Find every line in the records below that holds the word "this" and copy it.

....

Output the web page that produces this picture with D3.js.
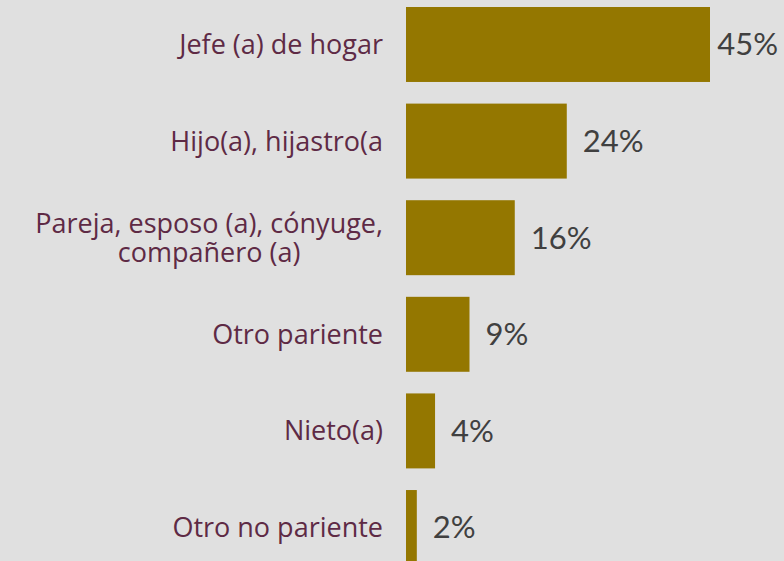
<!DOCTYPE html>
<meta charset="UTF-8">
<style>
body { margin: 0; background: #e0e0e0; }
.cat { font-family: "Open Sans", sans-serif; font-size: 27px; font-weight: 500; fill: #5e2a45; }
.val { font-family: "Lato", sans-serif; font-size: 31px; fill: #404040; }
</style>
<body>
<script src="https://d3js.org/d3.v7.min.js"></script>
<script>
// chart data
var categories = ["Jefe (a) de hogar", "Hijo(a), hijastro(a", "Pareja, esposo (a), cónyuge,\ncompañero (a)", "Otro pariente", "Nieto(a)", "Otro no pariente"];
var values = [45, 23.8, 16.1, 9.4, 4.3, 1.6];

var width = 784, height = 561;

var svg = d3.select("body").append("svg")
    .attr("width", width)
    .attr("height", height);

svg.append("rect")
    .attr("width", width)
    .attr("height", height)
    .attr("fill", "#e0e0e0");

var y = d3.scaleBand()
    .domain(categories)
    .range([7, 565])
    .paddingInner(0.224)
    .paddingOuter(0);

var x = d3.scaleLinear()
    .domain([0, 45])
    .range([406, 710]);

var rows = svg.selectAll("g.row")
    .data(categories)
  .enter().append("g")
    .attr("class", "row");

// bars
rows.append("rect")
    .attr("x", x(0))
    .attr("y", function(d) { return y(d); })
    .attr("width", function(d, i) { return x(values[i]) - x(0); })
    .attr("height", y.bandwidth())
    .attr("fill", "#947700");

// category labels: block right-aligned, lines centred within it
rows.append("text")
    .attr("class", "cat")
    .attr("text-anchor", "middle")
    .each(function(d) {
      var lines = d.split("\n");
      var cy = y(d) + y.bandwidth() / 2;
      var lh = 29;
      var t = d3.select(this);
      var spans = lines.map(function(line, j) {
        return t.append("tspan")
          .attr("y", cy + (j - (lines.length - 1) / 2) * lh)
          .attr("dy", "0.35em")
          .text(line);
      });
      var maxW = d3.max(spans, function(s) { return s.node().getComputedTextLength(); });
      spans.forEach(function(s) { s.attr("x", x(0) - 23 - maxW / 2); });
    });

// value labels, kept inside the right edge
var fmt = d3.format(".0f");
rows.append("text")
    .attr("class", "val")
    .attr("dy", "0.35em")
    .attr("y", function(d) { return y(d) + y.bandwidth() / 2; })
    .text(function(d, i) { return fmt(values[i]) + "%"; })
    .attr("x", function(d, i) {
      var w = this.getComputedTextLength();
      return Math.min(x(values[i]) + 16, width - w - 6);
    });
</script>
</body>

....

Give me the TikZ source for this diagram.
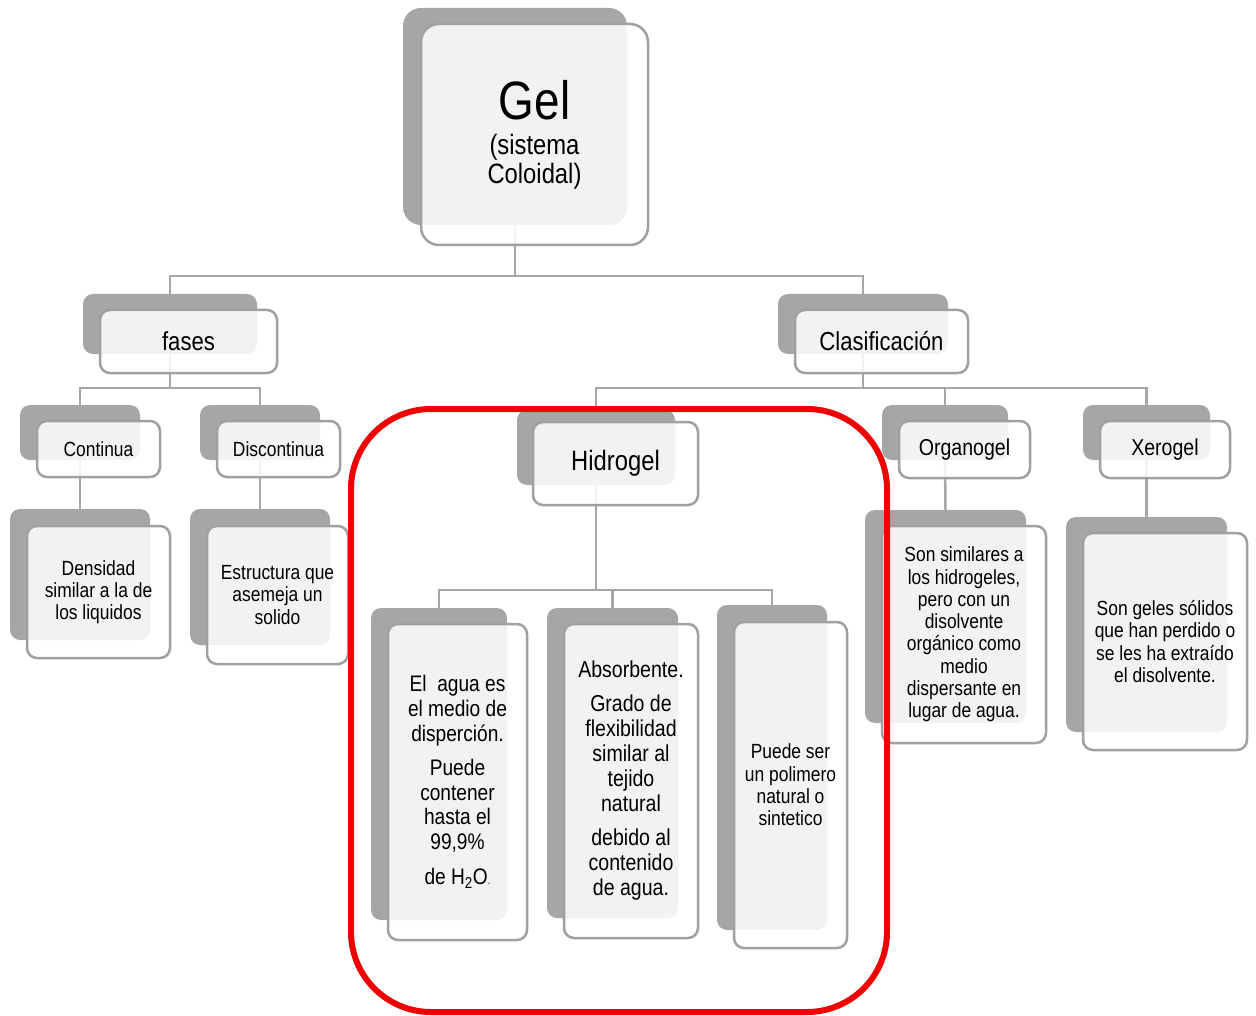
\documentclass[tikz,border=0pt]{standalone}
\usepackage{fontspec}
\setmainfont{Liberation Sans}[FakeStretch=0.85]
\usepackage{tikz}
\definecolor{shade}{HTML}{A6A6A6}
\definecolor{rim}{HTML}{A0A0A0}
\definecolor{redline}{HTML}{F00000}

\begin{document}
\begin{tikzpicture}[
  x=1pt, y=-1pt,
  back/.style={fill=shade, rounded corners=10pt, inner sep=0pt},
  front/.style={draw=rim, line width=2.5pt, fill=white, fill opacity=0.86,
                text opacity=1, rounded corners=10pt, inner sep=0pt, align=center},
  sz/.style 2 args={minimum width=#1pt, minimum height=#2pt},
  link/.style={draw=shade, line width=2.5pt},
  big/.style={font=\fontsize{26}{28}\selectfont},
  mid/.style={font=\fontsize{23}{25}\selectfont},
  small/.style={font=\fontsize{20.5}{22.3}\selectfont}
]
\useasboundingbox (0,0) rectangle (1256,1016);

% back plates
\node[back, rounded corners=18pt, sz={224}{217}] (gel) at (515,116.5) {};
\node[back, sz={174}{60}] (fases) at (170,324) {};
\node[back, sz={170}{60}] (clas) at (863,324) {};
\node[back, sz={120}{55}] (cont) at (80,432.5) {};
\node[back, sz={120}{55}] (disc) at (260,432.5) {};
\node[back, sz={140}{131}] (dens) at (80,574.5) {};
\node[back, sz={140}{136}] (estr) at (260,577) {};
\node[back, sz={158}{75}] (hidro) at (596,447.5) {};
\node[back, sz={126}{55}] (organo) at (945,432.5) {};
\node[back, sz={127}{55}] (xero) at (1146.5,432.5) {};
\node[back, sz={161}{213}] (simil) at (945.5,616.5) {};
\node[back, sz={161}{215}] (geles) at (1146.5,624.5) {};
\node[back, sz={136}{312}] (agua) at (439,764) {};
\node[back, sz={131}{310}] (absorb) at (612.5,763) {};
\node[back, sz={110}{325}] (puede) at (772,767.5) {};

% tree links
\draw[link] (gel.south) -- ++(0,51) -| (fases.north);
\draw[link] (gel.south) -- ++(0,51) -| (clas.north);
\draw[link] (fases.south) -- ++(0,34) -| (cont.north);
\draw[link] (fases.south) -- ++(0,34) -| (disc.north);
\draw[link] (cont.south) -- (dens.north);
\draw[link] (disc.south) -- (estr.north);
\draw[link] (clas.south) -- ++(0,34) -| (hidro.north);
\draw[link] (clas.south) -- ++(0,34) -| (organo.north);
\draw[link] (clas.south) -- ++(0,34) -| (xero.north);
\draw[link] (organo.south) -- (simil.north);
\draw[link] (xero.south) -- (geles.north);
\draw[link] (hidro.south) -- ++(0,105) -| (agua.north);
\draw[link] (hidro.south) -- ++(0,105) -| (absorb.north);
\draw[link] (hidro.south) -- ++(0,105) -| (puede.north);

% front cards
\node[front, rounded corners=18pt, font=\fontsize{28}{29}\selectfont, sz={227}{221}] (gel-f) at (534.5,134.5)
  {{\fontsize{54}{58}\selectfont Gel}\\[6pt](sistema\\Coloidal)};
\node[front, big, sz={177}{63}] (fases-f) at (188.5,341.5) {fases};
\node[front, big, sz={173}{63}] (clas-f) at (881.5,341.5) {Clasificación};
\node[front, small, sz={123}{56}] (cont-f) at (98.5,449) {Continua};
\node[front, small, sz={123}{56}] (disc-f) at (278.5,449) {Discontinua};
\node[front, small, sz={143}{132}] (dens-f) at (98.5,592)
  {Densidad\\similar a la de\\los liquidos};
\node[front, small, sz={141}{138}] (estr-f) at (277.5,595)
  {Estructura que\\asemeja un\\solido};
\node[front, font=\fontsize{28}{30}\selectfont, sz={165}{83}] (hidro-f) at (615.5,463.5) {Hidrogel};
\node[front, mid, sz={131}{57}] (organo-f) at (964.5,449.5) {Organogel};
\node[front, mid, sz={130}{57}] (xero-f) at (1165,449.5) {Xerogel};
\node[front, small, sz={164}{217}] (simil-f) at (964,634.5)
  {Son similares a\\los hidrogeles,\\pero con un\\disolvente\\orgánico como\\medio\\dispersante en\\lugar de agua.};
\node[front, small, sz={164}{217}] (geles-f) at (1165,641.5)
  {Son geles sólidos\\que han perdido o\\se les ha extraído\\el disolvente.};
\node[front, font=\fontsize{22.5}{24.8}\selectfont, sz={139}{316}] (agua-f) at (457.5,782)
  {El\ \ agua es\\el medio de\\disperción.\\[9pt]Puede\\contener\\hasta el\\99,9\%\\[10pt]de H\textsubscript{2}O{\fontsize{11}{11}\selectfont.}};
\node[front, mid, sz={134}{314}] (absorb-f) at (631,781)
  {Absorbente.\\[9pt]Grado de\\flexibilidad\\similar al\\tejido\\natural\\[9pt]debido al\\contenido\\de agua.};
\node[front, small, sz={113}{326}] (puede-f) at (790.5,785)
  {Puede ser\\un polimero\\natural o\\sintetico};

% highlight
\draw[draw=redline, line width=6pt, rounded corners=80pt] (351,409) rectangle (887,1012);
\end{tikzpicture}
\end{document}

....

WRITTEN ANSWER
Output the web page that produces this picture with D3.js.
      var t = d3.select(this);
      var w = this.getComputedTextLength();
Give me the TikZ source for this diagram.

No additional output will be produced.